Il nostro immaginario è infatti così prigioniero di modelli e valori propri della società capitalista, che non riusciamo nemmeno a pensare che ci possano essere reali alternative. L’antropologia culturale, fortunatamente, ci ricorda come nella storia e nella geografia ci siano stati numerosissimi esempi di società organizzate in modi diversi e deve indurci a meditare sul fatto che quelli che molti sono portati a considerare dei dati naturali immodificabili, sono in realtà il riflesso di una visione culturale. E ci offre anche una speranza dimostrando che l’autorganizzazione che è scaturita storicamente in tante piccole comunità possa continuare ad essere la base delle interazioni umane.
Queste riflessioni ci portano al toccante resoconto che abbiamo ricevuto dalle carceri dell’Indonesia: il linguaggio fresco e sincero del compagno incarcerato ci permette di comprendere i diversi sensi che può avere la parola resistenza, e come in ogni situazione si possa cercare di cambiare le cose senza dare per scontato di doversi adeguare al sistema (e alla sua corruzione).
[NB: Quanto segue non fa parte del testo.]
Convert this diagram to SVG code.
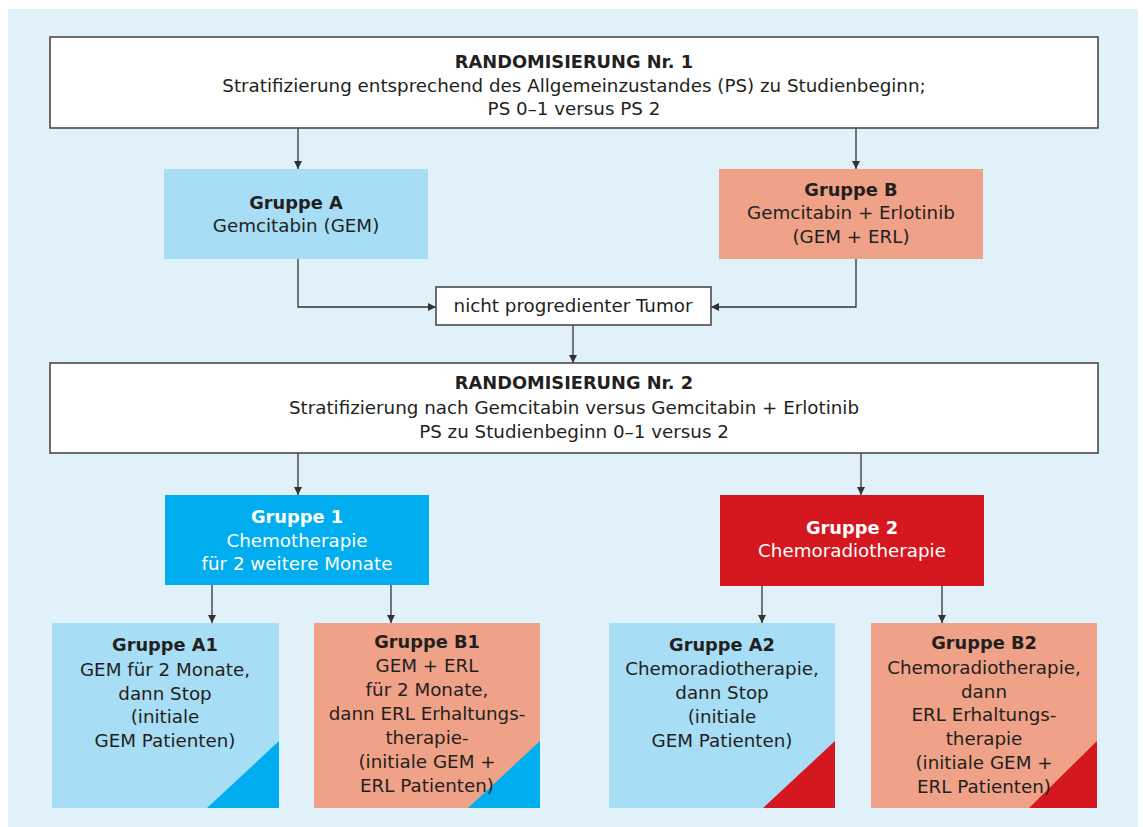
<svg xmlns="http://www.w3.org/2000/svg" width="1143" height="827" viewBox="0 0 1143 827">
<style>
text{font-family:"DejaVu Sans","Liberation Sans",Arial,sans-serif;font-size:18.3px;fill:#231f20;text-anchor:middle}
.b{font-weight:bold;font-size:17.8px}
.w{fill:#ffffff}
.frame{fill:#ffffff;stroke:#4a4a4a;stroke-width:1.6}
.lb{fill:#a8ddf6}
.sa{fill:#efa287}
.cy{fill:#00adee}
.rd{fill:#d5171f}
.con{fill:none;stroke:#333333;stroke-width:1.3}
</style>
<defs>
<marker id="ah" viewBox="0 0 8 10" refX="8" refY="5" markerWidth="8" markerHeight="10" markerUnits="userSpaceOnUse" orient="auto">
<path d="M0,1 L8,5 L0,9 Z" fill="#333333"/>
</marker>
</defs>
<rect x="0" y="0" width="1143" height="827" fill="#ffffff"/>
<rect x="8" y="9" width="1130" height="818" fill="#e0f1fa"/>

<g id="connectors">
<path class="con" d="M298,128 V169" marker-end="url(#ah)"/>
<path class="con" d="M856,128 V169" marker-end="url(#ah)"/>
<path class="con" d="M298,259 V307 H436" marker-end="url(#ah)"/>
<path class="con" d="M856,259 V307 H711" marker-end="url(#ah)"/>
<path class="con" d="M573,325 V363" marker-end="url(#ah)"/>
<path class="con" d="M298,453 V495" marker-end="url(#ah)"/>
<path class="con" d="M861,453 V495" marker-end="url(#ah)"/>
<path class="con" d="M212,585 V623" marker-end="url(#ah)"/>
<path class="con" d="M391,585 V623" marker-end="url(#ah)"/>
<path class="con" d="M762,586 V623" marker-end="url(#ah)"/>
<path class="con" d="M942,586 V623" marker-end="url(#ah)"/>
</g>

<g id="rand1">
<rect class="frame" x="50" y="37" width="1048" height="91"/>
<text class="b" x="574" y="68">RANDOMISIERUNG Nr. 1</text>
<text x="574" y="92">Stratifizierung entsprechend des Allgemeinzustandes (PS) zu Studienbeginn;</text>
<text x="574" y="115">PS 0–1 versus PS 2</text>
</g>

<g id="gruppeA">
<rect class="lb" x="164" y="169" width="264" height="90"/>
<text class="b" x="296" y="209">Gruppe A</text>
<text x="296" y="232">Gemcitabin (GEM)</text>
</g>

<g id="gruppeB">
<rect class="sa" x="719" y="169" width="264" height="90"/>
<text class="b" x="851" y="196">Gruppe B</text>
<text x="851" y="219">Gemcitabin + Erlotinib</text>
<text x="851" y="243">(GEM + ERL)</text>
</g>

<g id="tumor">
<rect class="frame" x="436" y="287" width="275" height="38"/>
<text x="573" y="312">nicht progredienter Tumor</text>
</g>

<g id="rand2">
<rect class="frame" x="50" y="363" width="1048" height="90"/>
<text class="b" x="574" y="389">RANDOMISIERUNG Nr. 2</text>
<text x="574" y="414">Stratifizierung nach Gemcitabin versus Gemcitabin + Erlotinib</text>
<text x="574" y="438">PS zu Studienbeginn 0–1 versus 2</text>
</g>

<g id="gruppe1">
<rect class="cy" x="165" y="495" width="264" height="90"/>
<text class="b w" x="297" y="523">Gruppe 1</text>
<text class="w" x="297" y="547">Chemotherapie</text>
<text class="w" x="297" y="570">für 2 weitere Monate</text>
</g>

<g id="gruppe2">
<rect class="rd" x="720" y="495" width="264" height="91"/>
<text class="b w" x="852" y="534">Gruppe 2</text>
<text class="w" x="852" y="557">Chemoradiotherapie</text>
</g>

<g id="gruppeA1">
<rect class="lb" x="52" y="623" width="227" height="185"/>
<polygon class="cy" points="207,808 279,808 279,741"/>
<text class="b" x="165" y="651">Gruppe A1</text>
<text x="165" y="676">GEM für 2 Monate,</text>
<text x="165" y="700">dann Stop</text>
<text x="165" y="723">(initiale</text>
<text x="165" y="747">GEM Patienten)</text>
</g>

<g id="gruppeB1">
<rect class="sa" x="314" y="623" width="226" height="185"/>
<polygon class="cy" points="468,808 540,808 540,741"/>
<text class="b" x="427" y="648">Gruppe B1</text>
<text x="427" y="672">GEM + ERL</text>
<text x="427" y="696">für 2 Monate,</text>
<text x="427" y="720">dann ERL Erhaltungs-</text>
<text x="427" y="744">therapie-</text>
<text x="427" y="768">(initiale GEM +</text>
<text x="427" y="792">ERL Patienten)</text>
</g>

<g id="gruppeA2">
<rect class="lb" x="609" y="623" width="226" height="185"/>
<polygon class="rd" points="763,808 835,808 835,741"/>
<text class="b" x="722" y="651">Gruppe A2</text>
<text x="722" y="675">Chemoradiotherapie,</text>
<text x="722" y="699">dann Stop</text>
<text x="722" y="723">(initiale</text>
<text x="722" y="747">GEM Patienten)</text>
</g>

<g id="gruppeB2">
<rect class="sa" x="871" y="623" width="226" height="185"/>
<polygon class="rd" points="1029,808 1097,808 1097,741"/>
<text class="b" x="984" y="649">Gruppe B2</text>
<text x="984" y="674">Chemoradiotherapie,</text>
<text x="984" y="698">dann</text>
<text x="984" y="721">ERL Erhaltungs-</text>
<text x="984" y="745">therapie</text>
<text x="984" y="769">(initiale GEM +</text>
<text x="984" y="793">ERL Patienten)</text>
</g>
</svg>
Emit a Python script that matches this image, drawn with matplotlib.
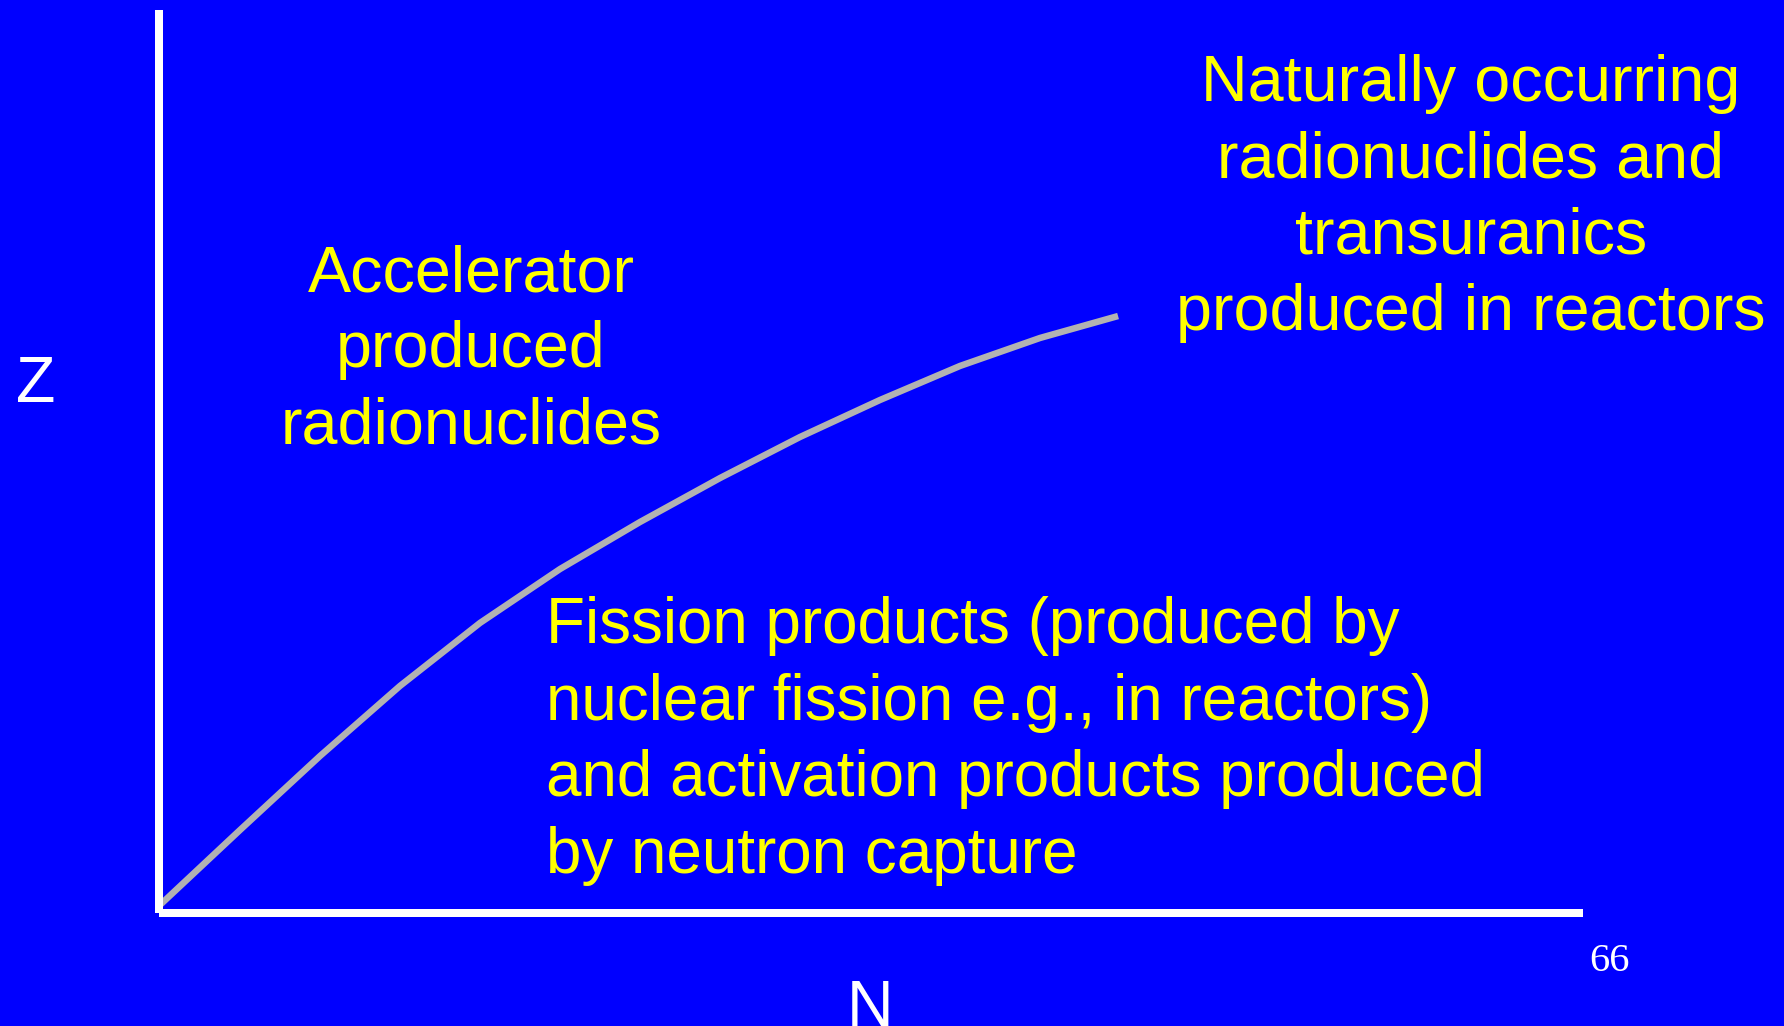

Il tema del mutuo appoggio costituisce il tratto distintivo di molti contributi. Per esempio, l’articolo di Alberto Franchini ci sembra importante perché ci ricorda che anche fare la spesa è un atto politico, mentre l’esperienza dei gruppi di mutuo aiuto, raccontata da Bruno Miorali, ci riporta all’importante ruolo di responsabilità di ognuno di noi all’interno di ogni piccola comunità.
In termini economici, aspetti centrali legati alla solidarietà o alla sua assenza sono trattati rispettivamente nella conversazione tra Piketty e David Graeber e nell’approfondimento dedicato alla dottrina «anarco-capitalista» che ha portato Milei al governo dell’Argentina.
Nella rubrica Radici presentiamo i profili di un grande classico dell’anarchismo, Errico Malatesta (1853-1932), e di una scrittrice libertaria scomparsa recentemente, Ursula K. Le Guin (1929- 2018). Nella sezione musicale presentiamo infine un’intervista a Andrea Satta, dei Tête de Bois, che ripercorre la sua carriera come un viaggio nei paesaggi quotidiani e famigliari, senza dimenticare «l’amore e la rivolta».

Abbiamo bisogno, più che mai, di un anarchismo e di una visione libertaria che siano coscienti dei valori positivi e costruttivi che propongono. Per tale ragione, ci sforziamo di mostrare cosa ciascuno di noi può fare nel suo piccolo, vivendo coerentemente coi propri ideali e poi nelle relazioni con gli altri. La prima sfida è instaurare relazioni sane, permeate da pregiudizi o gerarchie. È riuscire ad applicare i principi di uguaglianza e solidarietà alla nostra vita quotidiana, nelle scelte di tutti i giorni.

Buona lettura! E continuate a sostenerci, come state facendo!